Les perfectionnements introduits dans la construction des navires, la découverte de la boussole, la précision des instruments, l'exactitude des cartes marines et enfin l'application de la vapeur à la navigation ont rendu les risques de naufrage de moins en moins probables. Le voyageur qui va du Havre à New-York en dix jours est infiniment moins exposé aux risques de naufrage que dans le passé, où la même traversée exigeait, pour s'opérer, six fois, dix fois, cent fois plus de temps.

L'invention du paratonnerre a écarté, dans beaucoup de cas, le risque ayant pour cause la chute de la foudre.

La maison construite en pierres et couverte en tuiles est moins exposée au risque d'incendie que la maison construite en bois et couverte en chaume. Partout, les maisons construites en bois et couvertes en chaume tendent à disparaître; partout les maisons construites en pierres et couvertes en tuiles, ardoises ou zinc, tendent à se multiplier.

L'importation de la pomme de terre et certaines combinaisons d'assolements ont écarté le risque de famine, et rendu plus rare le risque de disette par suite de grèle et de gelée.

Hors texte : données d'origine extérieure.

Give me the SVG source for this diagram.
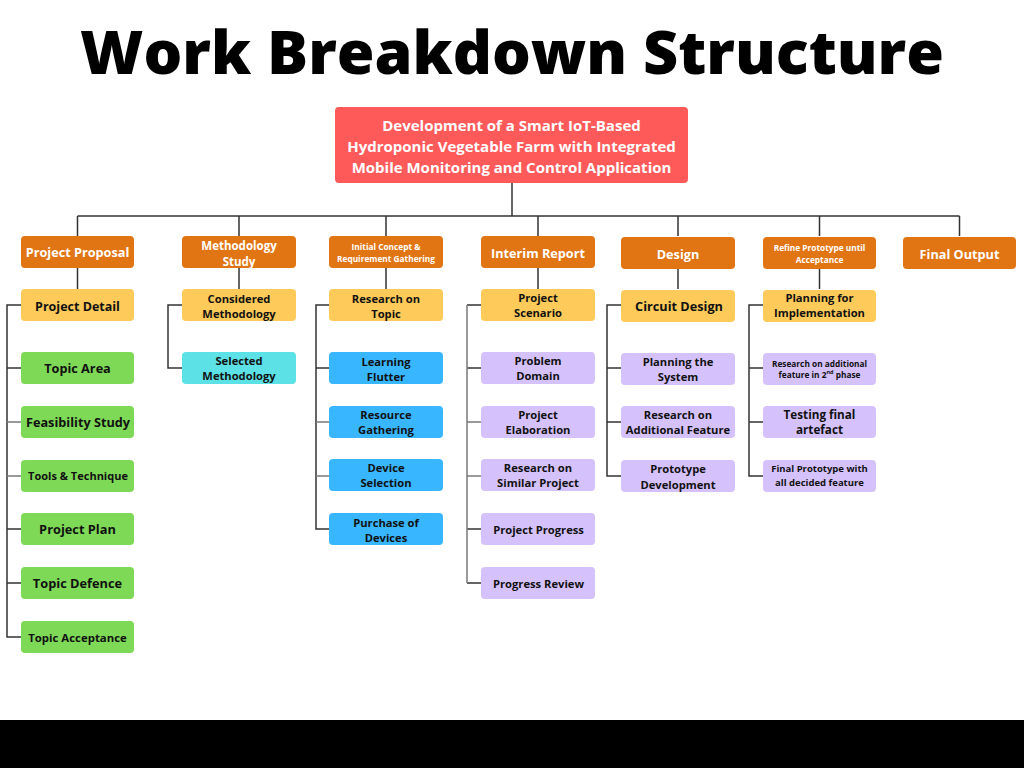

L'agronome, en divisant les risques, les a affaiblis; l'assurance fera le reste.

Quant aux seconds de ces risques dont il a été parlé, ceux-ci n'existant que par le fait de la société telle que l'homme l'a instituée, il suffirait, pour qu'ils se dissipassent, de l'observation universelle de cet incontestable précepte, qui devrait être écrit sur tous les murs des cités, sur toutes les portes des tribunaux, au revers de toutes les monnaies, en tête de tous les contrats et dans la mémoire de tous les enfants, afin de devenir la règle, sans exception, de tous les hommes: NE PAS FAIRE A AUTRUI CE QUE L'ON NE VOUDRAIT PAS QU'IL VOUS FIT.

Graver dans la mémoire et la raison de l'enfant que le meurtrier, s'il pouvait tuer impunément, serait exposé à être impunément tué; que le voleur, s'il pouvait voler impunément, serait exposé à être impunément volé; que, s'il y a une probabilité sur mille pour que le voleur et le meurtrier ne soient pas découverts, il y a neuf cent quatre-vingt-dix-neuf probabilités contre une pour qu'ils soient reconnus: serait-ce done plus difficile que de lui apprendre, sans que jamais il songe à le contester, que 2 multipliés par 2 égalent 4, et que la ligne la plus droite est toujours la plus courte?

Il est possible de démontrer mathématiquement que celui qui tue, frappe, vole, trompe ou diffame agit contre lui-même, comme s'il se tuait, se frappait, se volait, se trompait on se diffamait.

L'enfant auquel il aura été incontestablement démontré, sous toutes les formes, qu'enfreindre le précepte qui enseigne qu'on ne doit faire à qui que ce soit ce qu'on ne voudrait pas que qui que ce soit vous fit, c'est se nuire à soi-même autant qu'à autrui, agira comme l'enfant qui sait qu'il se brûlerait la main en la plongeant dans l'eau bouillante ou en touchant à un tison enflammé; il ne s'y expose pas ou ne s'y expose plus.

Relativement aux risques sociaux, toute la question se réduit donc à donner au précepte évangélique la rigueur incontestée d'un axiome géométrique.

Ayant pris pour point de départ de mes travaux les suppositions que je viens d'énoncer sommairement, je me suis demandé s'il était possible de concevoir et de fonder une société qui, réduisant tout mathématiquement à des risques judicieusement prévus et à des probabilités exactement calculées, aurait pour unique pivot l'assurance universelle?

Je me suis demandé si une société tournant sur ce pivot, comme la terre tourne sur son axe, vaudrait moins que la société qui repose sur une distinction arbitraire entre le bien et le mal, distinction arbitraire, puisqu'elle a varié et qu'elle varie encore selon la diversité des temps et des pays, des religions et des lois ?

On peut contester que la guerre et la conquête soient un mal, mais peut-on contester que la guerre et la conquête soient un risque?